**Exercise prompt:** Your job is to retype all of the data word for word, leaving every image out.

## BEGIN

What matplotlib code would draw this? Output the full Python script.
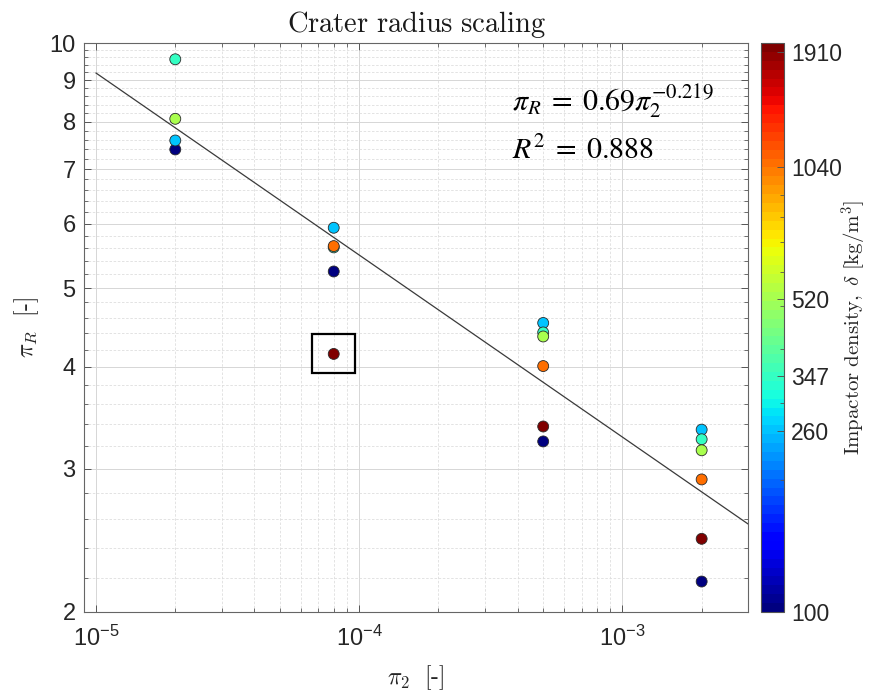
import numpy as np
import matplotlib
matplotlib.use("Agg")
import matplotlib.pyplot as plt
from matplotlib.colors import LogNorm
from matplotlib.ticker import FixedLocator, FixedFormatter, LogLocator, NullFormatter
from matplotlib.patches import Rectangle
from matplotlib.transforms import IdentityTransform, ScaledTranslation

plt.rcParams.update({
    "font.family": ["Liberation Sans", "DejaVu Sans"],
    "mathtext.fontset": "custom",
    "mathtext.rm": "Liberation Sans",
    "mathtext.it": "Liberation Sans:italic",
    "mathtext.bf": "Liberation Sans:bold",
})

# ---------------- data ----------------
pi2 = [2e-5, 2e-5, 2e-5, 2e-5,
       8e-5, 8e-5, 8e-5, 8e-5, 8e-5,
       5e-4, 5e-4, 5e-4, 5e-4, 5e-4, 5e-4,
       2e-3, 2e-3, 2e-3, 2e-3, 2e-3, 2e-3]
piR = [7.40, 7.59, 9.55, 8.07,
       5.24, 5.93, 5.61, 5.63, 4.15,
       3.24, 4.53, 4.41, 4.36, 4.01, 3.38,
       2.18, 3.35, 3.26, 3.16, 2.91, 2.46]
density = [100, 260, 347, 520,
           100, 260, 347, 1040, 1910,
           100, 260, 347, 520, 1040, 1910,
           100, 260, 347, 520, 1040, 1910]
highlight_index = 8  # boxed point

cbar_ticks = [100, 260, 347, 520, 1040, 1910]
cbar_labels = ["100", "260", "347", "520", "1040", "1910"]
density_range = (100, 2000)

x_ticks = [1e-5, 1e-4, 1e-3]
x_ticklabels = [r"$\mathregular{10^{-5}}$", r"$\mathregular{10^{-4}}$", r"$\mathregular{10^{-3}}$"]
y_ticks = [2, 3, 4, 5, 6, 7, 8, 9, 10]
y_ticklabels = ["2", "3", "4", "5", "6", "7", "8", "9", "10"]
y_minor = [2.2, 2.4, 2.6, 2.8, 3.2, 3.4, 3.6, 3.8, 4.2, 4.4, 4.6, 4.8,
           5.2, 5.4, 5.6, 5.8, 6.2, 6.4, 6.6, 6.8, 7.2, 7.4, 7.6, 7.8,
           8.2, 8.4, 8.6, 8.8, 9.2, 9.4, 9.6, 9.8]

fit_coef = 0.70
fit_exp = -0.2236
fit_range = (1e-5, 3e-3)

# ---------------- figure ----------------
W, H = 870, 695
fig = plt.figure(figsize=(W / 100, H / 100), dpi=100)
ax = fig.add_axes([84 / W, (H - 612) / H, (748 - 84) / W, (612 - 43) / H])
cax = fig.add_axes([761 / W, (H - 612) / H, (784 - 761) / W, (612 - 43) / H])

cmap = plt.get_cmap("jet", 64)
norm = LogNorm(*density_range)

order = np.argsort(density, kind="stable")
xs = np.array(pi2)[order]
ys = np.array(piR)[order]
cs = np.array(density)[order]

ax.set_xscale("log")
ax.set_yscale("log")
ax.set_xlim(9e-6, 3e-3)
ax.set_ylim(2, 10)

# fit line
xf = np.logspace(np.log10(fit_range[0]), np.log10(fit_range[1]), 100)
ax.plot(xf, fit_coef * xf ** fit_exp, color="#3a3a3a", lw=0.9, zorder=2)

sc = ax.scatter(xs, ys, c=cs, cmap=cmap, norm=norm, s=62,
                edgecolors="#2a2a2a", linewidths=0.6, zorder=3)

# highlight box around a point (pixel-sized box centered on the data point)
hx, hy = pi2[highlight_index], piR[highlight_index]
box_trans = IdentityTransform() + ScaledTranslation(hx, hy, ax.transData)
ax.add_patch(Rectangle((-21.5, -19.5), 43, 39, transform=box_trans,
                       fill=False, edgecolor="black", lw=1.6, zorder=4))

# ticks & grid
ax.xaxis.set_major_locator(FixedLocator(x_ticks))
ax.xaxis.set_major_formatter(FixedFormatter(x_ticklabels))
ax.xaxis.set_minor_locator(LogLocator(base=10, subs=np.arange(2, 10)))
ax.xaxis.set_minor_formatter(NullFormatter())
ax.yaxis.set_major_locator(FixedLocator(y_ticks))
ax.yaxis.set_major_formatter(FixedFormatter(y_ticklabels))
ax.yaxis.set_minor_locator(FixedLocator(y_minor))
ax.yaxis.set_minor_formatter(NullFormatter())

ax.tick_params(which="both", direction="in", top=True, right=True,
               colors="#555555", labelcolor="#262626", labelsize=17)
ax.tick_params(which="major", length=5, width=0.7)
ax.tick_params(which="minor", length=3, width=0.6)
ax.tick_params(axis="x", which="major", pad=10)
ax.tick_params(axis="y", which="major", pad=6)

ax.grid(True, which="major", color="#d6d6d6", lw=0.7, ls="-", zorder=0)
ax.grid(True, which="minor", color="#dedede", lw=0.6, ls=(0, (3, 2)), zorder=0)
ax.set_axisbelow(True)
for sp in ax.spines.values():
    sp.set_color("#666666")
    sp.set_linewidth(0.8)

ax.set_title(r"$\mathrm{Crater\ radius\ scaling}$", math_fontfamily="cm",
             fontsize=20.5, pad=8, color="#1a1a1a")
ax.set_xlabel(r"$\pi_2\ \ [\text{-}]$", math_fontfamily="cm", fontsize=17,
              labelpad=9, color="#262626")
ax.set_ylabel(r"$\pi_R\ \ [\text{-}]$", math_fontfamily="cm", fontsize=17,
              labelpad=6, color="#262626")

ax.text(0.644, 0.881, r"$\pi_R\;=\;0.69\pi_2^{-0.219}$", transform=ax.transAxes,
        math_fontfamily="stix", fontsize=21.5, va="baseline", ha="left", color="black")
ax.text(0.644, 0.797, r"$R^2\;=\;0.888$", transform=ax.transAxes,
        math_fontfamily="stix", fontsize=21.5, va="baseline", ha="left", color="black")

# colorbar
cb = fig.colorbar(sc, cax=cax)
cb.set_ticks(cbar_ticks)
cb.set_ticklabels(cbar_labels)
cax.yaxis.set_minor_locator(LogLocator(base=10, subs=np.arange(2, 10)))
cax.yaxis.set_minor_formatter(NullFormatter())
cax.tick_params(which="both", direction="in", colors="#555555",
                labelcolor="#262626", labelsize=16.5)
cax.tick_params(which="major", length=5, width=0.7, pad=5)
cax.tick_params(which="minor", length=3, width=0.6)
cb.outline.set_edgecolor("#555555")
cb.outline.set_linewidth(0.8)
fig.text(854 / W, (H - 327) / H,
         r"$\mathrm{Impactor\ density,}\ \delta\ [\mathrm{kg/m}^3]$",
         math_fontfamily="cm", fontsize=15, rotation=90, ha="center", va="center",
         color="#262626")

fig.savefig("out.png", dpi=100)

## END

**Output for this task:**
What matplotlib code would draw this? Output the full Python script.
import numpy as np
import matplotlib
matplotlib.use("Agg")
import matplotlib.pyplot as plt
from matplotlib.colors import LogNorm
from matplotlib.ticker import FixedLocator, FixedFormatter, LogLocator, NullFormatter
from matplotlib.patches import Rectangle
from matplotlib.transforms import IdentityTransform, ScaledTranslation

plt.rcParams.update({
    "font.family": ["Liberation Sans", "DejaVu Sans"],
    "mathtext.fontset": "custom",
    "mathtext.rm": "Liberation Sans",
    "mathtext.it": "Liberation Sans:italic",
    "mathtext.bf": "Liberation Sans:bold",
})

# ---------------- data ----------------
pi2 = [2e-5, 2e-5, 2e-5, 2e-5,
       8e-5, 8e-5, 8e-5, 8e-5, 8e-5,
       5e-4, 5e-4, 5e-4, 5e-4, 5e-4, 5e-4,
       2e-3, 2e-3, 2e-3, 2e-3, 2e-3, 2e-3]
piR = [7.40, 7.59, 9.55, 8.07,
       5.24, 5.93, 5.61, 5.63, 4.15,
       3.24, 4.53, 4.41, 4.36, 4.01, 3.38,
       2.18, 3.35, 3.26, 3.16, 2.91, 2.46]
density = [100, 260, 347, 520,
           100, 260, 347, 1040, 1910,
           100, 260, 347, 520, 1040, 1910,
           100, 260, 347, 520, 1040, 1910]
highlight_index = 8  # boxed point

cbar_ticks = [100, 260, 347, 520, 1040, 1910]
cbar_labels = ["100", "260", "347", "520", "1040", "1910"]
density_range = (100, 2000)

x_ticks = [1e-5, 1e-4, 1e-3]
x_ticklabels = [r"$\mathregular{10^{-5}}$", r"$\mathregular{10^{-4}}$", r"$\mathregular{10^{-3}}$"]
y_ticks = [2, 3, 4, 5, 6, 7, 8, 9, 10]
y_ticklabels = ["2", "3", "4", "5", "6", "7", "8", "9", "10"]
y_minor = [2.2, 2.4, 2.6, 2.8, 3.2, 3.4, 3.6, 3.8, 4.2, 4.4, 4.6, 4.8,
           5.2, 5.4, 5.6, 5.8, 6.2, 6.4, 6.6, 6.8, 7.2, 7.4, 7.6, 7.8,
           8.2, 8.4, 8.6, 8.8, 9.2, 9.4, 9.6, 9.8]

fit_coef = 0.70
fit_exp = -0.2236
fit_range = (1e-5, 3e-3)

# ---------------- figure ----------------
W, H = 870, 695
fig = plt.figure(figsize=(W / 100, H / 100), dpi=100)
ax = fig.add_axes([84 / W, (H - 612) / H, (748 - 84) / W, (612 - 43) / H])
cax = fig.add_axes([761 / W, (H - 612) / H, (784 - 761) / W, (612 - 43) / H])

cmap = plt.get_cmap("jet", 64)
norm = LogNorm(*density_range)

order = np.argsort(density, kind="stable")
xs = np.array(pi2)[order]
ys = np.array(piR)[order]
cs = np.array(density)[order]

ax.set_xscale("log")
ax.set_yscale("log")
ax.set_xlim(9e-6, 3e-3)
ax.set_ylim(2, 10)

# fit line
xf = np.logspace(np.log10(fit_range[0]), np.log10(fit_range[1]), 100)
ax.plot(xf, fit_coef * xf ** fit_exp, color="#3a3a3a", lw=0.9, zorder=2)

sc = ax.scatter(xs, ys, c=cs, cmap=cmap, norm=norm, s=62,
                edgecolors="#2a2a2a", linewidths=0.6, zorder=3)

# highlight box around a point (pixel-sized box centered on the data point)
hx, hy = pi2[highlight_index], piR[highlight_index]
box_trans = IdentityTransform() + ScaledTranslation(hx, hy, ax.transData)
ax.add_patch(Rectangle((-21.5, -19.5), 43, 39, transform=box_trans,
                       fill=False, edgecolor="black", lw=1.6, zorder=4))

# ticks & grid
ax.xaxis.set_major_locator(FixedLocator(x_ticks))
ax.xaxis.set_major_formatter(FixedFormatter(x_ticklabels))
ax.xaxis.set_minor_locator(LogLocator(base=10, subs=np.arange(2, 10)))
ax.xaxis.set_minor_formatter(NullFormatter())
ax.yaxis.set_major_locator(FixedLocator(y_ticks))
ax.yaxis.set_major_formatter(FixedFormatter(y_ticklabels))
ax.yaxis.set_minor_locator(FixedLocator(y_minor))
ax.yaxis.set_minor_formatter(NullFormatter())

ax.tick_params(which="both", direction="in", top=True, right=True,
               colors="#555555", labelcolor="#262626", labelsize=17)
ax.tick_params(which="major", length=5, width=0.7)
ax.tick_params(which="minor", length=3, width=0.6)
ax.tick_params(axis="x", which="major", pad=10)
ax.tick_params(axis="y", which="major", pad=6)

ax.grid(True, which="major", color="#d6d6d6", lw=0.7, ls="-", zorder=0)
ax.grid(True, which="minor", color="#dedede", lw=0.6, ls=(0, (3, 2)), zorder=0)
ax.set_axisbelow(True)
for sp in ax.spines.values():
    sp.set_color("#666666")
    sp.set_linewidth(0.8)

ax.set_title(r"$\mathrm{Crater\ radius\ scaling}$", math_fontfamily="cm",
             fontsize=20.5, pad=8, color="#1a1a1a")
ax.set_xlabel(r"$\pi_2\ \ [\text{-}]$", math_fontfamily="cm", fontsize=17,
              labelpad=9, color="#262626")
ax.set_ylabel(r"$\pi_R\ \ [\text{-}]$", math_fontfamily="cm", fontsize=17,
              labelpad=6, color="#262626")

ax.text(0.644, 0.881, r"$\pi_R\;=\;0.69\pi_2^{-0.219}$", transform=ax.transAxes,
        math_fontfamily="stix", fontsize=21.5, va="baseline", ha="left", color="black")
ax.text(0.644, 0.797, r"$R^2\;=\;0.888$", transform=ax.transAxes,
        math_fontfamily="stix", fontsize=21.5, va="baseline", ha="left", color="black")

# colorbar
cb = fig.colorbar(sc, cax=cax)
cb.set_ticks(cbar_ticks)
cb.set_ticklabels(cbar_labels)
cax.yaxis.set_minor_locator(LogLocator(base=10, subs=np.arange(2, 10)))
cax.yaxis.set_minor_formatter(NullFormatter())
cax.tick_params(which="both", direction="in", colors="#555555",
                labelcolor="#262626", labelsize=16.5)
cax.tick_params(which="major", length=5, width=0.7, pad=5)
cax.tick_params(which="minor", length=3, width=0.6)
cb.outline.set_edgecolor("#555555")
cb.outline.set_linewidth(0.8)
fig.text(854 / W, (H - 327) / H,
         r"$\mathrm{Impactor\ density,}\ \delta\ [\mathrm{kg/m}^3]$",
         math_fontfamily="cm", fontsize=15, rotation=90, ha="center", va="center",
         color="#262626")

fig.savefig("out.png", dpi=100)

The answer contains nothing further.